So Ramadhan just passed and I went through a spiritual cleanse and decided that it is finally time to change the way I live my life. And this change is change from every aspect; physically, spiritually, mentally, emotionally, and socially.
I am not in the best shape in the world. In fact, the way I was eating and living would have left me with less years to live. I want to be a healthy individual. Recently, I have taken up exercising regularly and eating right. I feel better about myself and have so much more energy. In my genes, there are many of the world’s most fatal diseases, so I am trying to lower my chances of getting them. It is a working struggle, but I am trying.
I have realized that life is too short to focus on petty things and so, I stopped letting the past hold me back. I am now “cool with everyone,” meaning I do not have a problem with anyone. But that does not mean that we are necessarily great friends. I just do not want harm and drama in my life. Also, I have finally realized who the few people who actually matter are. They are my family and a handful of friends that I would categorize as family as well. They are those people that are always there no matter what and that will always be there.

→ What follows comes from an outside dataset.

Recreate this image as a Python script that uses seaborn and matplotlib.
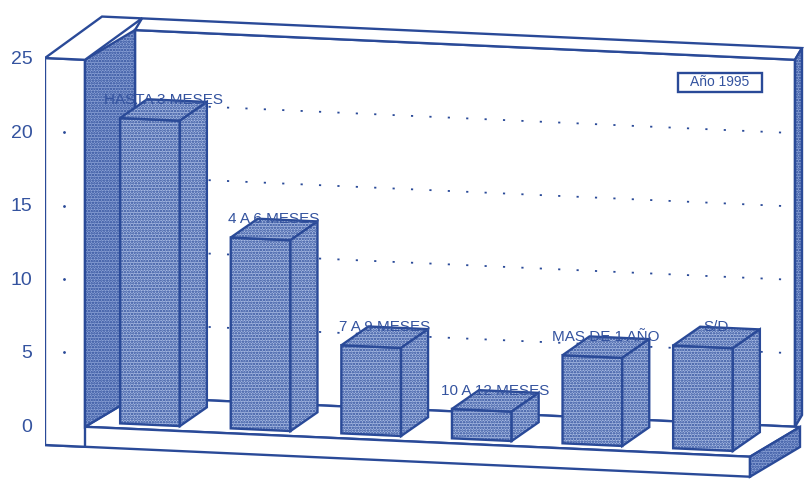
import matplotlib
matplotlib.use("Agg")
import matplotlib.pyplot as plt
from matplotlib.patches import Polygon, Rectangle
from matplotlib.transforms import Affine2D
import seaborn as sns
import pandas as pd

# ---- data ----
categories = ["HASTA 3 MESES", "4 A 6 MESES", "7 A 9 MESES",
              "10 A 12 MESES", "MAS DE 1 AÑO", "S/D"]
values = [20.8, 13.0, 6.0, 2.0, 6.0, 7.0]
yticks = [0, 5, 10, 15, 20, 25]
legend_label = "Año 1995"

sns.set_theme(style="white")
plt.rcParams['font.family'] = ['Liberation Sans', 'DejaVu Sans']
plt.rcParams['hatch.linewidth'] = 1.2

BLUE = '#2a4a98'
TXT = '#34539f'
FILL = '#a8bbe3'
DARK = '#8ba2d6'
BG = '#ffffff'
LW = 1.7

W, H = 805, 482
XS, YS = 110.6, 14.68          # px per category / per unit
fig = plt.figure(figsize=(W / 100, H / 100), dpi=100, facecolor=BG)
ax = fig.add_axes([45 / W, 0, 1 - 45 / W, 1])
ax.set_facecolor('none')

df = pd.DataFrame({'cat': categories, 'val': values})
sns.barplot(data=df, x='cat', y='val', ax=ax, width=0.54, color=FILL,
            saturation=1, edgecolor=BLUE, linewidth=LW, zorder=5)

ax.set_xlim((45 - 150) / XS, (W - 150) / XS)
ax.set_ylim((425 - H) / YS, 425 / YS)

# oblique shear of the whole scene (display coords)
k = 0.045
x0 = 45.0
SHEAR = Affine2D.from_values(1, -k, 0, 1, 0, k * x0)
TR = ax.transData + SHEAR

# geometry (data units)
xL = (45 - 150) / XS
xW = (85 - 150) / XS
xR = (750 - 150) / XS
xBR = (745 - 150) / XS
Dx, Dy = 50 / XS, 32 / YS
D2x, D2y = 57 / XS, 44 / YS
BDx, BDy = 27 / XS, 20 / YS
Fx, Fy = 0.0, 5 / YS
TOP = 25
FB = -20 / YS


def poly(pts, fc, hatch=None, z=1):
    ax.add_patch(Polygon(pts, closed=True, fc=fc, ec=BLUE, lw=LW,
                         hatch=hatch, transform=TR, zorder=z))


# back wall
poly([(xW + Dx, Dy), (xBR + Dx, Dy), (xBR + Dx, TOP + Dy), (xW + Dx, TOP + Dy)], 'white', z=1)
poly([(xW + Dx, TOP + Dy), (xBR + Dx, TOP + Dy), (xBR + D2x, TOP + D2y), (xW + D2x, TOP + D2y)], 'white', z=1)
poly([(xBR + Dx, Dy), (xBR + Dx, TOP + Dy), (xBR + D2x, TOP + D2y), (xBR + D2x, D2y)], DARK, '......', z=1)
for v in yticks[1:-1]:
    ax.plot([xW + Dx, xBR + Dx], [v + Dy, v + Dy], color=BLUE, lw=1.3,
            ls=(0, (1.2, 9)), transform=TR, zorder=1.5)
# floor
poly([(xW, 0), (xR, 0), (xR + Dx, Dy), (xW + Dx, Dy)], 'white', z=2)
poly([(xL, FB), (xR, FB), (xR, 0), (xL, 0)], 'white', z=2)
poly([(xR, FB), (xR, 0), (xR + Dx, Dy), (xR + Dx, FB + Dy)], DARK, '......', z=2)
# left wall
poly([(xL, FB), (xW, FB), (xW, TOP), (xL, TOP)], 'white', z=3)
poly([(xW, 0), (xW, TOP), (xW + Dx, TOP + Dy), (xW + Dx, Dy)], DARK, '......', z=3)
poly([(xL, TOP), (xW, TOP), (xW + D2x, TOP + D2y), (xL + D2x, TOP + D2y)], 'white', z=3)
for v in yticks[1:-1]:
    ax.plot([xL + 0.17], [v], marker='.', ms=2, color=BLUE, transform=TR, zorder=3.5)

# 3D bars built from the seaborn patches
bars = [p for p in ax.patches if isinstance(p, Rectangle)]
for p, cat in zip(bars, categories):
    p.set_hatch('......')
    p.set_transform(Affine2D().translate(Fx, Fy) + TR)
    p.set_zorder(5)
    bx0 = p.get_x() + Fx
    bx1 = bx0 + p.get_width()
    h = p.get_height()
    poly([(bx0, h + Fy), (bx1, h + Fy), (bx1 + BDx, h + Fy + BDy), (bx0 + BDx, h + Fy + BDy)], FILL, '......', z=5)
    poly([(bx1, Fy), (bx1, h + Fy), (bx1 + BDx, h + Fy + BDy), (bx1 + BDx, Fy + BDy)], FILL, '......', z=5)
    ax.text(p.get_x() + p.get_width() / 2 + Fx + BDx / 2, h + Fy + BDy, cat,
            ha='center', va='center', fontsize=11, color=TXT,
            transform=TR, zorder=6)

# axes cosmetics
ax.set_yticks(yticks)
ax.set_yticklabels([str(t) for t in yticks])
ax.tick_params(axis='y', length=0, pad=9, labelsize=14, labelcolor=TXT)
ax.set_xticks([])
ax.set_xlabel('')
ax.set_ylabel('')
for s in ax.spines.values():
    s.set_visible(False)

# legend box
fig.add_artist(Rectangle((678 / W, 1 - 92 / H), 84 / W, 19 / H, transform=fig.transFigure,
                         fc='white', ec=BLUE, lw=LW, zorder=10))
fig.text(720 / W, 1 - 82.5 / H, legend_label, ha='center', va='center',
         fontsize=10, color=TXT, zorder=11)

fig.savefig('out.png', dpi=100, facecolor=BG)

Many people are quite unattractive to me. This does not mean in the physical sense. I have come to like very goal oriented people with good and genuine personalities. I have distanced myself from those that are not like that. It is a stress free social life and I am happy that I am adopting this.
I have been thinking about my future, both in this life and the hereafter. For this life, I made school and education my number one priority. It is vital for me to do well and I am working on not being distracted from my studies. I can become anything I put my mind to, but my laziness and social life tend to come in the way of that.
For the hereafter, I am trying to become a better Muslim. InshaAllah, I will start praying salatul layl and learning the meaning of the Quran. There is just so much history in Islam and I want to be informed of it. I am just reading in general to become less ignorant of the world and what goes on.
In all honesty, I am just trying to be a good person with a positive attitude. I have matured significantly, for when I read some of my old posts, I cringe. My faith in Allah is what keeps me going. These changes have been quite difficult to apply, but I am taking baby steps.
I have never been satisfied with the way I portray myself externally, but I did not know how to go about change. Then, someone came into my life and helped me through it and probably does not realize the impact he has made on my life. I will be forever grateful for that. You honestly never know how your simple advice can affect another person. Also, the support I received from both family and friends made me realize that I can do it.
I am very content with my life and grateful for all that I have. My new lifestyle is something I am glad that I have implemented.